Image 14282+ users

Web Scraping in Python

Web Scraping in Python

15/05/18   15 minutes read     836 Naren Allam

Web Scraping is the process of data extraction from various websites.

Multiple Techniques For Scraping

1. Requests — Http Library In Python

To scrape the page or a website, we first need the content of the HTML page in an HTTP response object. The requests library from python is pretty handy and very easy to use. It uses urllib inside. I like requests as it’s easy and the code becomes readable too.

PYTHON  Copy
                    
                      #Example showing how to use the requests library

import requests
res = requests.get("https://www.rossum.io/") #Fetch HTML Page





                    
                  

2. Beautifulsoup

BeautifulSoup is a very powerful Python library which helps you to extract the data from the page. It’s easy to use and has a wide range of APIs that’ll help you to extract the data. We use the requests library to fetch an HTML page and then use the Beautiful Soup to parse that page. In this example, we can easily fetch the page title and all links in the page.

PYTHON  Copy
                    
                      from bs4 import BeautifulSoup
import requests

res = requests.get("https://www.rossum.io/") #Fetch HTML Page
soup = BeautifulSoup(res.text, "html.parser") #Parse HTML Page
print( "Webpage Title:" + soup.title.string)
print ("Fetch All Links:", soup.find_all('a'))
                    
                  

3. Python Scrapy Framework

Scrapy is faster than BeautifulSoup. Scrapy is a web crawling framework for developers to write code to create spiders, which define how a certain site (or a group of sites) will be scrapped.
The biggest feature is that it is built on Twisted, an asynchronous networking library, so Scrapy is implemented using a non-blocking (aka asynchronous) code for concurrency, which makes the spider performance is very great.
Moreover, it is a framework to write scrapers as opposed BeautifulSoup which is just a library to parse HTML pages.

Here is a simple example of how to use scrapy. Install scrapy via pip. Scrapy gives a shell after parsing a website.

PYTHON  Copy
                    
                      $ pip install scrapy   #Install Scrapy"
$ scrapy shell https://www.rossum.io/

In [1]: response.xpath("//a").extract() #Fetch all a hrefs
                    
                  

Now let's write a custom spider to parse a website.

PYTHON  Copy
                    
                      import scrapy

class BlogSpider(scrapy.Spider):
    name = 'blogspider'
    start_urls = ['https://www.rossum.io/']
    def parse(self, response):
        for title in response.css('h2.entry-title'):
            yield {'title': title.css('a ::text').extract_first()}
EOF
 scrapy runspider myspider.py
                    
                  

That’s it.
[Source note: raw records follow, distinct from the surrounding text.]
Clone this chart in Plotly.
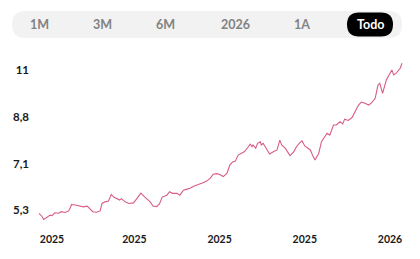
import pandas as pd
import plotly.graph_objects as go

# ---------------- data ----------------
base_date = "2025-02-01"
day_offsets = [-14, -11, -9, -6, -2, 0, 3, 7, 10, 14, 18, 20, 21, 25, 28, 34, 38, 41, 44, 48,
               52, 54, 57, 61, 64, 67, 70, 73, 75, 79, 83, 88, 92, 96, 100, 106, 109, 113, 116, 119,
               124, 127, 130, 135, 138, 142, 145, 149, 153, 160, 163, 167, 171, 174, 178, 181, 185, 189, 192, 195,
               198, 201, 205, 208, 212, 214, 216, 217, 220, 222, 225, 226, 228, 230, 234, 235, 239, 243, 246, 248,
               252, 254, 257, 261, 264, 267, 270, 273, 279, 282, 284, 288, 291, 297, 300, 304, 307, 311, 314, 316,
               320, 324, 327, 331, 334, 338, 342, 345, 349, 352, 354, 357, 361, 363, 367, 369, 372, 376, 378]
values = [5.18, 5.07, 4.95, 5.01, 5.11, 5.09, 5.20, 5.18, 5.24, 5.21, 5.27, 5.41, 5.51, 5.49, 5.46, 5.42, 5.45, 5.36, 5.24, 5.22,
          5.27, 5.55, 5.61, 5.64, 5.89, 5.78, 5.74, 5.68, 5.73, 5.61, 5.55, 5.57, 5.75, 5.94, 5.80, 5.61, 5.45, 5.43, 5.53, 5.79,
          5.86, 5.99, 5.93, 5.93, 5.86, 6.05, 6.08, 6.12, 6.20, 6.28, 6.33, 6.39, 6.50, 6.65, 6.67, 6.64, 6.56, 6.69, 6.99, 7.11,
          7.14, 7.37, 7.45, 7.50, 7.68, 7.78, 7.68, 7.75, 7.63, 7.81, 7.87, 7.75, 7.81, 7.68, 7.43, 7.41, 7.49, 7.56, 7.93, 7.75,
          7.62, 7.49, 7.35, 7.49, 7.68, 7.81, 7.90, 7.71, 7.56, 7.31, 7.18, 7.43, 7.87, 8.19, 8.12, 8.50, 8.50, 8.62, 8.54, 8.72,
          8.67, 8.78, 8.99, 9.25, 9.36, 9.32, 9.25, 9.33, 9.50, 10.00, 10.07, 9.69, 10.19, 10.32, 10.57, 10.38, 10.46, 10.63, 10.82]

x_tick_offsets = [0, 89, 181, 273, 365]
x_tick_labels = ["2025", "2025", "2025", "2025", "2026"]
y_tick_values = [5.3, 7.05, 8.8, 10.55]
y_tick_labels = ["5,3", "7,1", "8,8", "11"]
range_buttons = ["1M", "3M", "6M", "2026", "1A", "Todo"]
active_button = "Todo"

# ---------------- build ----------------
base = pd.Timestamp(base_date)
dates = base + pd.to_timedelta(day_offsets, unit="D")
tick_dates = base + pd.to_timedelta(x_tick_offsets, unit="D")
x_range = [base - pd.Timedelta(days=17.3), base + pd.Timedelta(days=381.2)]

W, H = 420, 259
ML, MR, MT, MB = 36, 15, 55, 34
PW, PH = W - ML - MR, H - MT - MB

LINE = "#d85c86"
FONT = "Lato"

fig = go.Figure()
fig.add_trace(go.Scatter(x=dates, y=values, mode="lines",
                         line=dict(color=LINE, width=1.1), hoverinfo="skip"))


def px_x(px):
    return (px - ML) / PW


def px_y(py):
    return (H - MB - py) / PH


def rounded_rect(x0, y0, x1, y1, r):
    return (f"M {x0 + r},{y0} L {x1 - r},{y0} Q {x1},{y0} {x1},{y0 + r} "
            f"L {x1},{y1 - r} Q {x1},{y1} {x1 - r},{y1} L {x0 + r},{y1} "
            f"Q {x0},{y1} {x0},{y1 - r} L {x0},{y0 + r} Q {x0},{y0} {x0 + r},{y0} Z")


def pill(px0, py0, px1, py1, color):
    x0, x1 = px0 - ML, px1 - ML
    y0, y1 = MT - py1, MT - py0
    r = (y1 - y0) / 2
    return dict(type="path", xref="paper", yref="paper", xsizemode="pixel", ysizemode="pixel",
                xanchor=0, yanchor=1, path=rounded_rect(x0, y0, x1, y1, r),
                fillcolor=color, line=dict(width=0), layer="below")


shapes = [pill(12, 11, 402, 38, "#f2f2f2"), pill(347, 12.5, 393, 36.5, "#000000")]

button_px = [39, 102, 165, 235, 302, 370]
annotations = []
for label, bx in zip(range_buttons, button_px):
    active = label == active_button
    annotations.append(dict(x=px_x(bx), y=px_y(24.5), xref="paper", yref="paper",
                            text=label, showarrow=False, xanchor="center", yanchor="middle",
                            font=dict(family=FONT, size=12.5, weight=700,
                                      color="#ffffff" if active else "#828282")))

fig.update_layout(
    width=W, height=H,
    margin=dict(l=ML, r=MR, t=MT, b=MB),
    paper_bgcolor="white", plot_bgcolor="white",
    showlegend=False,
    shapes=shapes, annotations=annotations,
    xaxis=dict(range=x_range, tickvals=tick_dates, ticktext=x_tick_labels,
               showgrid=False, zeroline=False, showline=False, ticks="",
               ticklabelstandoff=6,
               tickfont=dict(family=FONT, size=10.5, weight=700, color="#1a1a1a")),
    yaxis=dict(range=[4.74, 11.13], tickvals=y_tick_values, ticktext=y_tick_labels,
               showgrid=False, zeroline=False, showline=False, ticks="",
               ticklabelstandoff=6,
               tickfont=dict(family=FONT, size=11.5, weight=700, color="#1a1a1a")),
)

fig.write_html("out.html")
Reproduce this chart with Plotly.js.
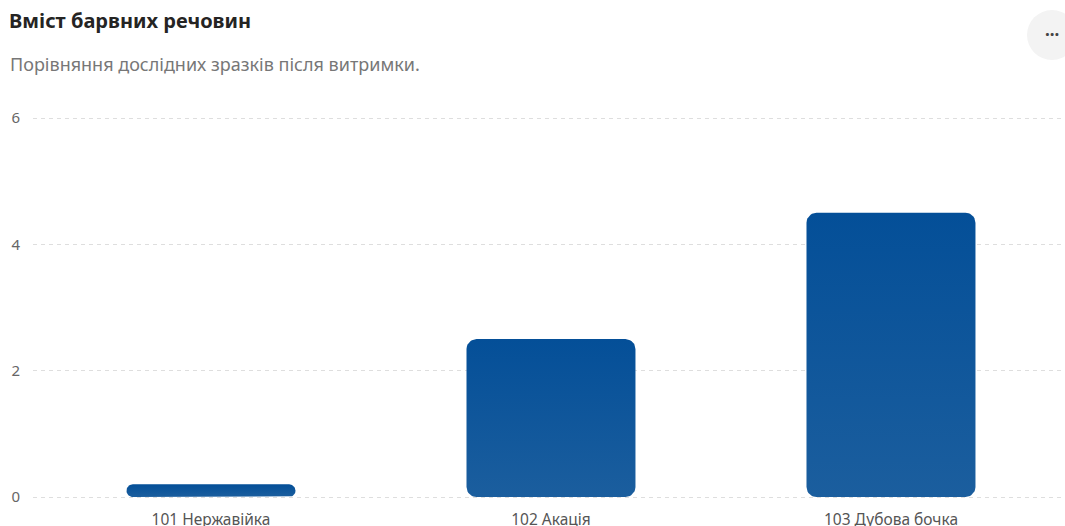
<!DOCTYPE html>
<html>
<head>
<meta charset="utf-8">
<script src="https://cdn.plot.ly/plotly-3.0.1.min.js"></script>
<style>html,body{margin:0;padding:0;background:#fff;}#chart{width:1065px;height:526px;}</style>
</head>
<body>
<div id="chart"></div>
<script>
const categories = ['101 Нержавійка', '102 Акація', '103 Дубова бочка'];
const values = [0.2, 2.5, 4.5];
const yTickVals = [0, 2, 4, 6];
const yTickText = ['0', '2', '4', '6'];

const titleText = 'Вміст барвних речовин';
const subtitleText = 'Порівняння дослідних зразків після витримки.';

// per-bar vertical gradient: lighter at the bottom, darker at the top
const barBottomColor = 'rgb(27,94,158)';
const barTopColor = 'rgb(4,79,152)';

const W = 1065, H = 526;
const plotL = 33, plotR = 1062, plotT = 116, plotB = 499;
const zeroPx = 497, sixPx = 118;
const pxPerUnit = (zeroPx - sixPx) / 6;
const yLo = -(plotB - zeroPx) / pxPerUnit, yHi = 6 + (sixPx - plotT) / pxPerUnit;
const xLo = -0.5235, xHi = 2.503;
const pxPerCat = (plotR - plotL) / (xHi - xLo);
const pw = plotR - plotL, ph = plotB - plotT;
const px = v => (v - plotL) / pw;
const py = v => (plotB - v) / ph;

const barWidth = 0.497;      // in category units
const cornerPx = 10;         // corner radius in pixels

// outline of a rounded bar, in data units, from a category index and a value
function roundedBar(i, v) {
  const hw = barWidth / 2;
  const rPx = Math.min(cornerPx, (v * pxPerUnit) / 2, hw * pxPerCat);
  const rx = rPx / pxPerCat, ry = rPx / pxPerUnit;
  const corners = [
    [i + hw - rx, v - ry, 0, 90],
    [i - hw + rx, v - ry, 90, 180],
    [i - hw + rx, 0 + ry, 180, 270],
    [i + hw - rx, 0 + ry, 270, 360]
  ];
  const xs = [], ys = [];
  const steps = 10;
  corners.forEach(([cx, cy, a0, a1]) => {
    for (let s = 0; s <= steps; s++) {
      const a = (a0 + (a1 - a0) * s / steps) * Math.PI / 180;
      xs.push(cx + rx * Math.cos(a));
      ys.push(cy + ry * Math.sin(a));
    }
  });
  xs.push(xs[0]); ys.push(ys[0]);
  return {xs, ys};
}

const traces = values.map((v, i) => {
  const o = roundedBar(i, v);
  return {
    type: 'scatter', mode: 'lines', x: o.xs, y: o.ys,
    fill: 'toself',
    fillgradient: {type: 'vertical', colorscale: [[0, barBottomColor], [1, barTopColor]]},
    line: {width: 0, color: 'rgba(0,0,0,0)'},
    hoverinfo: 'skip', showlegend: false, name: categories[i]
  };
});

const layout = {
  width: W, height: H,
  paper_bgcolor: '#ffffff', plot_bgcolor: '#ffffff',
  margin: {l: plotL, r: W - plotR, t: plotT, b: H - plotB, pad: 0},
  font: {family: '"Noto Sans", "DejaVu Sans", sans-serif', color: '#666666', size: 15},
  title: {
    text: '<b>' + titleText + '</b>',
    font: {size: 20, color: '#252423', family: '"Noto Sans", sans-serif'},
    xref: 'container', yref: 'container', x: 9 / W, y: 1 - 21 / H,
    xanchor: 'left', yanchor: 'middle'
  },
  xaxis: {
    range: [xLo, xHi], tickvals: categories.map((c, i) => i), ticktext: categories,
    fixedrange: true, showgrid: false, zeroline: false, showline: false, ticks: '',
    tickfont: {size: 15.5, color: '#555555'}, ticklabelstandoff: 9
  },
  yaxis: {
    range: [yLo, yHi], tickvals: yTickVals, ticktext: yTickText, fixedrange: true,
    showgrid: true, gridcolor: '#dedede', gridwidth: 1, griddash: '4px,4px',
    zeroline: false, showline: false, ticks: '',
    tickfont: {size: 15, color: '#666666'}, ticklabelstandoff: 12
  },
  shapes: [{
    type: 'circle', xref: 'paper', yref: 'paper', layer: 'above',
    x0: px(1027), x1: px(1077), y0: py(60), y1: py(10),
    fillcolor: '#f3f3f3', line: {width: 0}
  }],
  annotations: [{
    text: subtitleText, xref: 'paper', yref: 'paper',
    x: px(8), y: py(64), xanchor: 'left', yanchor: 'middle', showarrow: false,
    font: {size: 18, color: '#777777'}
  }, {
    text: '<b>···</b>', xref: 'paper', yref: 'paper',
    x: px(1052), y: py(35), xanchor: 'center', yanchor: 'middle', showarrow: false,
    font: {size: 17, color: '#444444'}
  }]
};

Plotly.newPlot('chart', traces, layout, {displayModeBar: false, staticPlot: true});
</script>
</body>
</html>
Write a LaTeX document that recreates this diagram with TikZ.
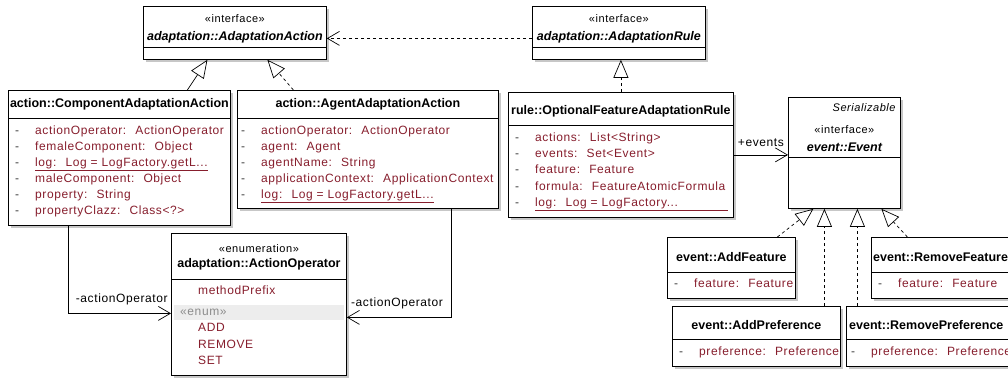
\documentclass[tikz,border=0pt]{standalone}
\usepackage{fontspec}
\setmainfont{Liberation Sans}
\newfontfamily\attrfont[LetterSpace=5]{Liberation Sans}
\usetikzlibrary{arrows.meta,shadows}
\definecolor{attrred}{RGB}{135,30,45}
\definecolor{dashgray}{RGB}{60,60,60}
\newcommand{\mk}{\makebox[20pt][l]{\textcolor{dashgray}{-}}}

\begin{document}
\begin{tikzpicture}[x=1pt,y=-1pt,
	umlbox/.style={rectangle, draw=black, line width=0.8pt, fill=white, anchor=north west, inner sep=0pt, drop shadow={shadow xshift=3pt, shadow yshift=-3pt, fill=black!22, opacity=1}},
	divline/.style={line width=0.8pt},
	cname/.style={inner sep=0pt, font=\bfseries\fontsize{12.5}{15}\selectfont},
	iname/.style={inner sep=0pt, font=\bfseries\itshape\fontsize{12.5}{15}\selectfont},
	stereo/.style={inner sep=0pt, font=\attrfont\fontsize{11}{13}\selectfont},
	attr/.style={inner sep=0pt, anchor=mid west, text=attrred, font=\attrfont\fontsize{12}{14}\selectfont},
	lbl/.style={inner sep=0pt, font=\attrfont\fontsize{12}{14}\selectfont},
	gen/.style={-{Triangle[open, length=18pt, width=15pt]}, line width=0.7pt},
	realize/.style={gen, dash pattern=on 3pt off 3pt},
	assoc/.style={-{Straight Barb[length=12pt, width=14pt]}, line width=0.7pt},
	dep/.style={assoc, dash pattern=on 3pt off 3pt}]
	\useasboundingbox (0,0) rectangle (1008,380);

	\node[umlbox, minimum width=183pt, minimum height=53pt] (act) at (143,6) {};
	\node[stereo] (actst) at ([yshift=-13pt]act.north) {«interface»};
	\node[iname] (actnm) at ([yshift=-31pt]act.north) {adaptation::AdaptationAction};
	\draw[divline] ([yshift=-41pt]act.north west) -- ([yshift=-41pt]act.north east);

	\node[umlbox, minimum width=173pt, minimum height=53pt] (rule) at (532,6) {};
	\node[stereo] (rulest) at ([yshift=-13pt]rule.north) {«interface»};
	\node[iname] (rulenm) at ([yshift=-31pt]rule.north) {adaptation::AdaptationRule};
	\draw[divline] ([yshift=-41pt]rule.north west) -- ([yshift=-41pt]rule.north east);

	\node[umlbox, minimum width=222pt, minimum height=135pt] (comp) at (8,90) {};
	\node[cname] (compnm) at ([yshift=-14pt]comp.north) {action::ComponentAdaptationAction};
	\draw[divline] ([yshift=-28pt]comp.north west) -- ([yshift=-28pt]comp.north east);
	\node[attr] (comp1) at ([xshift=7pt, yshift=-42pt]comp.north west) {\mk actionOperator:~ ActionOperator};
	\node[attr] (comp2) at ([xshift=7pt, yshift=-58pt]comp.north west) {\mk femaleComponent:~ Object};
	\node[attr] (comp3) at ([xshift=7pt, yshift=-74pt]comp.north west) {\mk \underline{log:~ Log = LogFactory.getL...}};
	\node[attr] (comp4) at ([xshift=7pt, yshift=-90pt]comp.north west) {\mk maleComponent:~ Object};
	\node[attr] (comp5) at ([xshift=7pt, yshift=-106pt]comp.north west) {\mk property:~ String};
	\node[attr] (comp6) at ([xshift=7pt, yshift=-122pt]comp.north west) {\mk propertyClazz:~ Class<?>};

	\node[umlbox, minimum width=261pt, minimum height=118pt] (agent) at (237,90) {};
	\node[cname] (agentnm) at ([yshift=-14pt]agent.north) {action::AgentAdaptationAction};
	\draw[divline] ([yshift=-28pt]agent.north west) -- ([yshift=-28pt]agent.north east);
	\node[attr] (agent1) at ([xshift=4pt, yshift=-42pt]agent.north west) {\mk actionOperator:~ ActionOperator};
	\node[attr] (agent2) at ([xshift=4pt, yshift=-58pt]agent.north west) {\mk agent:~ Agent};
	\node[attr] (agent3) at ([xshift=4pt, yshift=-74pt]agent.north west) {\mk agentName:~ String};
	\node[attr] (agent4) at ([xshift=4pt, yshift=-90pt]agent.north west) {\mk applicationContext:~ ApplicationContext};
	\node[attr] (agent5) at ([xshift=4pt, yshift=-106pt]agent.north west) {\mk \underline{log:~ Log = LogFactory.getL...}};

	\node[umlbox, minimum width=225pt, minimum height=125pt] (opt) at (508,92) {};
	\node[cname] (optnm) at ([yshift=-19pt]opt.north) {rule::OptionalFeatureAdaptationRule};
	\draw[divline] ([yshift=-33pt]opt.north west) -- ([yshift=-33pt]opt.north east);
	\node[attr] (opt1) at ([xshift=7pt, yshift=-47pt]opt.north west) {\mk actions:~ List<String>};
	\node[attr] (opt2) at ([xshift=7pt, yshift=-63pt]opt.north west) {\mk events:~ Set<Event>};
	\node[attr] (opt3) at ([xshift=7pt, yshift=-79pt]opt.north west) {\mk feature:~ Feature};
	\node[attr] (opt4) at ([xshift=7pt, yshift=-96pt]opt.north west) {\mk formula:~ FeatureAtomicFormula};
	\node[attr] (opt5) at ([xshift=7pt, yshift=-112pt]opt.north west) {\mk \underline{\makebox[193pt][l]{log:~ Log = LogFactory...}}};

	\node[umlbox, minimum width=112pt, minimum height=111pt] (event) at (788,97) {};
	\node[stereo, anchor=east, font=\attrfont\itshape\fontsize{11}{13}\selectfont] (evser) at ([xshift=-5pt, yshift=-11pt]event.north east) {Serializable};
	\node[stereo] (evst) at ([yshift=-33pt]event.north) {«interface»};
	\node[iname] (evnm) at ([yshift=-50pt]event.north) {event::Event};
	\draw[divline] ([yshift=-60pt]event.north west) -- ([yshift=-60pt]event.north east);

	\node[umlbox, minimum width=128pt, minimum height=61pt] (addf) at (667,237) {};
	\node[cname] (addfnm) at ([yshift=-20pt]addf.north) {event::AddFeature};
	\draw[divline] ([yshift=-35pt]addf.north west) -- ([yshift=-35pt]addf.north east);
	\node[attr] (addf1) at ([xshift=7pt, yshift=-48pt]addf.north west) {\mk feature:~ Feature};

	\node[umlbox, minimum width=160pt, minimum height=61pt] (remf) at (871,237) {};
	\node[cname, anchor=west] (remfnm) at ([xshift=2pt, yshift=-20pt]remf.north west) {event::RemoveFeature};
	\draw[divline] ([yshift=-35pt]remf.north west) -- ([yshift=-35pt]remf.north east);
	\node[attr] (remf1) at ([xshift=7pt, yshift=-48pt]remf.north west) {\mk feature:~ Feature};

	\node[umlbox, minimum width=168pt, minimum height=60pt] (addp) at (672,306) {};
	\node[cname] (addpnm) at ([yshift=-19pt]addp.north) {event::AddPreference};
	\draw[divline] ([yshift=-33pt]addp.north west) -- ([yshift=-33pt]addp.north east);
	\node[attr] (addp1) at ([xshift=7pt, yshift=-47pt]addp.north west) {\mk preference:~ Preference};

	\node[umlbox, minimum width=190pt, minimum height=60pt] (remp) at (846,306) {};
	\node[cname, anchor=west] (rempnm) at ([xshift=3pt, yshift=-19pt]remp.north west) {event::RemovePreference};
	\draw[divline] ([yshift=-33pt]remp.north west) -- ([yshift=-33pt]remp.north east);
	\node[attr] (remp1) at ([xshift=5pt, yshift=-47pt]remp.north west) {\mk preference:~ Preference};

	\node[umlbox, minimum width=175pt, minimum height=142pt] (enumop) at (171,233) {};
	\node[stereo] (enumst) at ([yshift=-16pt]enumop.north) {«enumeration»};
	\node[cname] (enumnm) at ([yshift=-31pt]enumop.north) {adaptation::ActionOperator};
	\draw[divline] ([yshift=-46pt]enumop.north west) -- ([yshift=-46pt]enumop.north east);
	\node[attr] (enum1) at ([xshift=27pt, yshift=-59pt]enumop.north west) {methodPrefix};
	\fill[black!7] ([xshift=3pt, yshift=-72pt]enumop.north west) rectangle ([xshift=-3pt, yshift=-87pt]enumop.north east);
	\node[attr, text=black!45] (enumlit) at ([xshift=9pt, yshift=-80pt]enumop.north west) {«enum»};
	\node[attr] (enum2) at ([xshift=27pt, yshift=-96pt]enumop.north west) {ADD};
	\node[attr] (enum3) at ([xshift=27pt, yshift=-113pt]enumop.north west) {REMOVE};
	\node[attr] (enum4) at ([xshift=27pt, yshift=-129pt]enumop.north west) {SET};

	\draw[dep] ([yshift=-5.5pt]rule.west) -- ([yshift=-5.5pt]act.east);
	\draw[gen] ([xshift=68pt]comp.north) -- ([xshift=-27.5pt]act.south);
	\draw[realize] ([xshift=-74.5pt]agent.north) -- ([xshift=32.5pt]act.south);
	\draw[realize] (opt.north) -- (opt.north |- rule.south);
	\draw[realize] ([xshift=46pt]addf.north) -- ([xshift=-31pt]event.south);
	\draw[realize] ([xshift=68pt]addp.north) -- ([xshift=-20pt]event.south);
	\draw[realize] ([xshift=-84pt]remp.north) -- ([xshift=13pt]event.south);
	\draw[realize] ([xshift=-44pt]remf.north) -- ([xshift=37pt]event.south);

	\draw[assoc] ([xshift=-51pt]comp.south) |- node[lbl, pos=0.76, above=8pt] (compop) {-actionOperator} ([yshift=-9pt]enumop.west);
	\draw[assoc] ([xshift=83.5pt]agent.south) |- node[lbl, pos=0.76, above=8pt] (agentop) {-actionOperator} ([yshift=-13pt]enumop.east);
	\draw[assoc] (opt.east) -- node[lbl, above=8pt] (optev) {+events} (opt.east -| event.west);
\end{tikzpicture}
\end{document}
Your first custom spider is created. Now let’s understand the code.

  • name: Name of the spider, in this case, it is “blogspider”.

  • start_urls: A list of URLs where the spider will begin to crawl from.

  • parse(self, response): This function is called whenever the crawler successfully crawls a URL. Remember the                     response object from earlier in the scrapy shell? This is the same response object that is passed to the parse(..).
  • When you run this, Scrapy will look for start URL and will give you all the divs of the h2.entry-title class and extract the associated text from it. Alternately, you can write your extraction logic in the parse method or create a separate class for extraction and call its object from the parse method.

    Conclusion:

  • We’ve seen the basics of scraping, frameworks, how to crawl and do’s and don’ts of scraping.

  • Follow target URLs rules while scraping. Don’t make them block your spider.

  • Maintenance of data and spiders at scale is difficult. Use Docker/Kubernetes and public cloud provider like AWS           to easily scale your web-scraping backend.

  • Always respect the rules of the websites you plan to crawl and if APIs are available, always use them first.